27 janvier 2009





Réintégration d'évêques intégristes: émotion des juifs, trouble des catholiques
27/01/2009 - AFP - google.com
CITE DU VATICAN (AFP) — La réintégration samedi par le pape Benoît XVI de quatre évêques intégristes excommuniés il y a vingt ans, parmi lesquels un négationniste, provoquait des remous mardi dans l'Eglise catholique tandis que les critiques des représentants juifs ne faiblissent pas. Radio Vatican et l'Osservatore Romano, le journal du Vatican, ont fermement condamné les déclarations de Richard Williamson, l'évêque intégriste qui a nié l'existence des chambres à gaz, rappelant aussi le pèlerinage accompli par Benoît XVI à Auschwitz en mai 2006 et son attachement au dialogue avec le judaïsme.
Mais alors que l'Europe commémorait la libération du camp d'extermination d'Auschwitz le 27 janvier 1945, le président de l'Union des communautés juives italiennes Renzo Gattegna déclarait attendre une clarification officielle.

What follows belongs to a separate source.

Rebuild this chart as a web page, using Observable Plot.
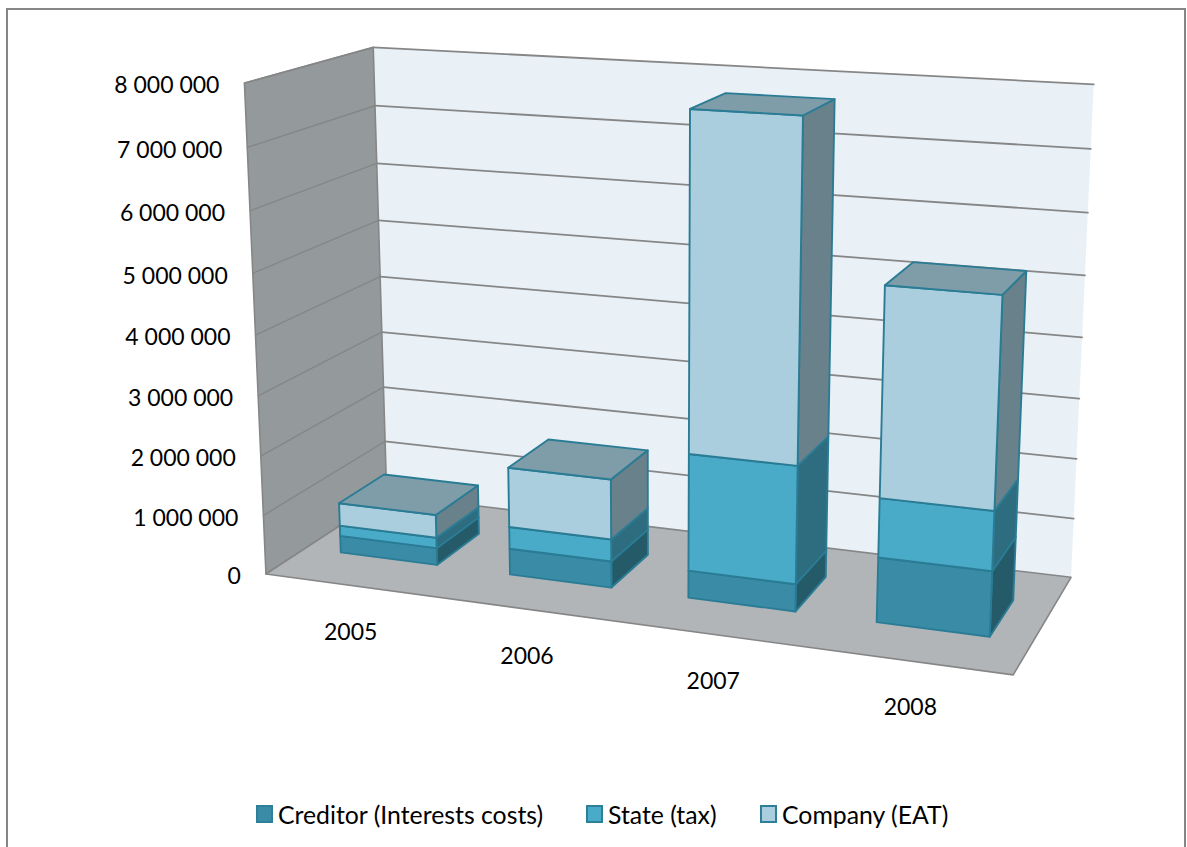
<!DOCTYPE html>
<html>
<head>
<meta charset="utf-8">
<script src="https://cdn.jsdelivr.net/npm/d3@7"></script>
<script src="https://cdn.jsdelivr.net/npm/@observablehq/plot@0.6"></script>
<style>
  html, body { margin: 0; background: #fff; overflow: hidden; }
  #page { position: relative; width: 1187px; height: 847px; overflow: hidden; font-family: Lato, sans-serif; color: #000; }
  #border { position: absolute; left: 6px; top: 8px; width: 1176px; height: 860px; border: 2px solid #868686; pointer-events: none; }
  #legend { position: absolute; top: 795px; left: 0; width: 1187px; height: 40px; font-size: 24.8px; }
  #legend span.item { position: absolute; top: 0; display: flex; align-items: center; height: 38px; white-space: nowrap; }
  #legend i { display: block; width: 13px; height: 14px; margin-right: 5px; border: 2px solid #2E7F98; }
</style>
</head>
<body>
<div id="page">
  <div id="chart"></div>
  <div id="legend"></div>
  <div id="border"></div>
</div>
<script>
// Chart data
const years = ["2005", "2006", "2007", "2008"];
const creditor = [290000, 440000, 450000, 1050000];
const state = [180000, 370000, 1920000, 950000];
const company = [390000, 1000000, 5400000, 3310000];
const seriesNames = ["Creditor (Interests costs)", "State (tax)", "Company (EAT)"];
const valueTicks = [0, 1000000, 2000000, 3000000, 4000000, 5000000, 6000000, 7000000, 8000000];
const valueMax = 8000000;

const width = 1187, height = 795;
const barShare = 0.575;
const depthFront = 0.31, depthBack = 0.69;

const palette = {
  front: ["#3A8CA6", "#4AABC8", "#AACEDD"],
  side: ["#255A69", "#2E6C7F", "#69818A"],
  top: "#7F9DA8",
  edge: "#2A7C95",
  wall: "#949A9B",
  floor: "#B1B5B8",
  back: "#E9F1F7",
  rule: "#868686"
};

// Camera calibration: box position [along, height, depth] -> page position.
const calibration = [
  [0, 0, 0, 266, 574], [1, 0, 0, 1012, 675],
  [0, 1, 0, 244, 82], [0, 0, 1, 386, 494],
  [1, 0, 1, 1071, 576], [0, 1, 1, 373, 47],
  [1, 1, 1, 1093, 84], [0, 0.5, 1, 379, 277],
  [1, 0.5, 1, 1082, 337], [0, 0.5, 0, 255, 334]
];

// Least-squares fit of a projective camera with eleven unknowns.
function fitCamera(rows) {
  const A = [], b = [];
  for (const [u, v, w, X, Y] of rows) {
    A.push([1, u, v, w, 0, 0, 0, 0, -u * X, -v * X, -w * X]); b.push(X);
    A.push([0, 0, 0, 0, 1, u, v, w, -u * Y, -v * Y, -w * Y]); b.push(Y);
  }
  const n = 11;
  const M = d3.range(n).map(i => d3.range(n + 1).map(j =>
    j < n ? d3.sum(A, r => r[i] * r[j]) : d3.sum(A, (r, k) => r[i] * b[k])));
  for (let i = 0; i < n; i++) {
    let p = i;
    for (let r = i + 1; r < n; r++) if (Math.abs(M[r][i]) > Math.abs(M[p][i])) p = r;
    [M[i], M[p]] = [M[p], M[i]];
    for (let r = 0; r < n; r++) {
      if (r === i) continue;
      const f = M[r][i] / M[i][i];
      for (let c = i; c <= n; c++) M[r][c] -= f * M[i][c];
    }
  }
  return d3.range(n).map(i => M[i][n] / M[i][i]);
}
const cam = fitCamera(calibration);

// slot: position along the category axis (0..number of years), value in data units, depth 0..1
function project(slot, value, depth) {
  const u = slot / years.length, v = value / valueMax, w = depth;
  const d = 1 + cam[8] * u + cam[9] * v + cam[10] * w;
  return [(cam[0] + cam[1] * u + cam[2] * v + cam[3] * w) / d,
          (cam[4] + cam[5] * u + cam[6] * v + cam[7] * w) / d];
}

// Polygons, listed in painting order
const faces = [];
function addFace(target, corners, fill, stroke) {
  const id = target.length ? target[target.length - 1].id + 1 : 0;
  for (const c of corners) {
    const [px, py] = project(...c);
    target.push({id, px, py, fill, stroke});
  }
}
const nYears = years.length;
addFace(faces, [[0, 0, 1], [nYears, 0, 1], [nYears, valueMax, 1], [0, valueMax, 1]], palette.back, "none");
addFace(faces, [[0, 0, 0], [0, 0, 1], [0, valueMax, 1], [0, valueMax, 0]], palette.wall, palette.rule);
addFace(faces, [[0, 0, 0], [nYears, 0, 0], [nYears, 0, 1], [0, 0, 1]], palette.floor, palette.rule);

// Grid lines on the two walls
const backRows = valueTicks.filter(t => t > 0).flatMap(t =>
  [[0, t, 1], [nYears, t, 1]].map(c => ({key: "B" + t, pos: project(...c)})));
const sideRows = valueTicks.filter(t => t > 0).flatMap(t =>
  [[0, t, 0], [0, t, 1]].map(c => ({key: "L" + t, pos: project(...c)})));

// Stacked bars, one cuboid per series
const barFaces = [];
years.forEach((year, i) => {
  const a = i + (1 - barShare) / 2, b = a + barShare;
  let base = 0;
  [creditor, state, company].forEach((series, s) => {
    const t = base + series[i];
    addFace(barFaces, [[b, base, depthFront], [b, base, depthBack], [b, t, depthBack], [b, t, depthFront]], palette.side[s], palette.edge);
    addFace(barFaces, [[a, base, depthFront], [b, base, depthFront], [b, t, depthFront], [a, t, depthFront]], palette.front[s], palette.edge);
    base = t;
  });
  addFace(barFaces, [[a, base, depthFront], [b, base, depthFront], [b, base, depthBack], [a, base, depthBack]], palette.top, palette.edge);
});

const spaced = d3.formatLocale({decimal: ",", thousands: " ", grouping: [3], currency: ["", ""]}).format(",d");
const font = {fontFamily: "Lato, sans-serif", fontSize: 23, fill: "#000"};

const polygons = (data, strokeWidth) => Plot.line(data, {
  x: "px", y: "py", z: "id", fill: "fill", stroke: "stroke",
  strokeWidth, curve: "linear-closed", strokeLinejoin: "round"
});
const rules = (data, strokeWidth) => Plot.line(data, {
  x: d => d.pos[0], y: d => d.pos[1], z: "key", stroke: palette.rule, strokeWidth
});

const chart = Plot.plot({
  width, height,
  marginTop: 0, marginRight: 0, marginBottom: 0, marginLeft: 0,
  x: {type: "linear", domain: [0, width], range: [0, width], axis: null},
  y: {type: "linear", domain: [0, height], range: [0, height], axis: null},
  color: {type: "identity"},
  style: {background: "transparent", overflow: "visible"},
  marks: [
    polygons(faces, 1.6),
    rules(sideRows, 1.4),
    rules(backRows, 1.8),
    polygons(barFaces, 1.9),
    Plot.text(valueTicks, {
      x: t => project(0, t, 0)[0], y: t => project(0, t, 0)[1],
      text: t => spaced(t), textAnchor: "end", dx: -25, dy: 3, ...font
    }),
    Plot.text(years, {
      x: (d, i) => project(i + 0.5, 0, 0)[0], y: (d, i) => project(i + 0.5, 0, 0)[1],
      text: d => d, dy: 47, ...font
    })
  ]
});
document.getElementById("chart").append(chart);

// Legend below the plot
const legendLefts = [256, 586, 760];
const legend = d3.select("#legend");
seriesNames.forEach((name, i) => {
  const item = legend.append("span").attr("class", "item").style("left", legendLefts[i] + "px");
  item.append("i").style("background", palette.front[i]);
  item.append("span").text(name);
});
</script>
</body>
</html>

"Cette affaire ne doit pas interrompre le dialogue mais nous attendons un geste positif", a-t-il dit.
Le dialogue judéo-catholique a déjà été compliqué par le retour d'une prière pour la conversion des juifs dans la messe en latin réhabilitée par Benoît XVI et le projet de béatification du pape Pie XII.
Des juifs et des catholiques se sont inquiétés du geste du pape en direction d'un courant religieux connu pour son hostilité au judaïsme.
Ce mouvement "n'accepte pas les positions théologiques du concile Vatican II sur les juifs", a rappelé le grand rabbin de Rome Riccardo Di Segni.
Vatican II (1962-1965) a rompu avec la théologie du peuple juif "déicide" (coupable de la mort du Christ) qui a alimenté deux millénaires d'antisémitisme.
La FSSPX fondée par Mgr Marcel Lefebvre (aujourd'hui décédé) a provoqué un schisme en 1988 après avoir refusé les enseignements du concile (liberté religieuse, pluralisme), notamment la déclaration "Nostra Aetate" selon laquelle les juifs sont les "frères aînés" des chrétiens.
"Williamson représente la pointe extrême mais on ne peut pas faire semblant d'ignorer que l'antisémitisme (...) est un élément constitutif de ce courant", a relevé l'historien catholique italien Alberto Melloni dans La Repubblica.
En France, l'essayiste Matthieu Grimpert a confié sa "honte d'être catholique" dans une tribune au quotidien La Croix.
Rappelant que l'Eglise catholique interdit la communion aux divorcés remariés, il estime qu'elle donne "la détestable impression que pour les catholiques il vaut mieux être antisémite que divorcé".
Le trouble n'a pas épargné les évêques interrogés par La Croix. Mgr Maurice Gardès, chargé des relations avec le judaïsme, a trouvé "étonnant" que la décision de lever l'excommunication des lefebvristes n'ait "pas été accompagnée de manière explicite de l'énoncé des conditions".
En Allemagne, son collègue Heinrich Mussinghoff, évêque d'Aix-la-Chapelle, a exhorté les évêques intégristes à faire allégeance "sans ambiguïté et de manière crédible" à Vatican II et à "Nostra Aetate".
"Il y a une grande confusion" dans l'Eglise, déclare Alberto Melloni selon lequel "les fidèles, les évêques, les cardinaux se demandent si Vatican II est devenu un élément facultatif".
Depuis le début de son pontificat, Benoît XVI a mis l'accent sur les éléments de continuité dans l'histoire de l'Eglise avant et après Vatican II en en gommant les éléments de rupture.
Le théologien suisse contestataire Hans Küng, qui fut l'ami de Benoît XVI, s'est inquiété de "la signification profonde" de la décision du pape, évoquant dans La Repubblica "un contexte général de restauration".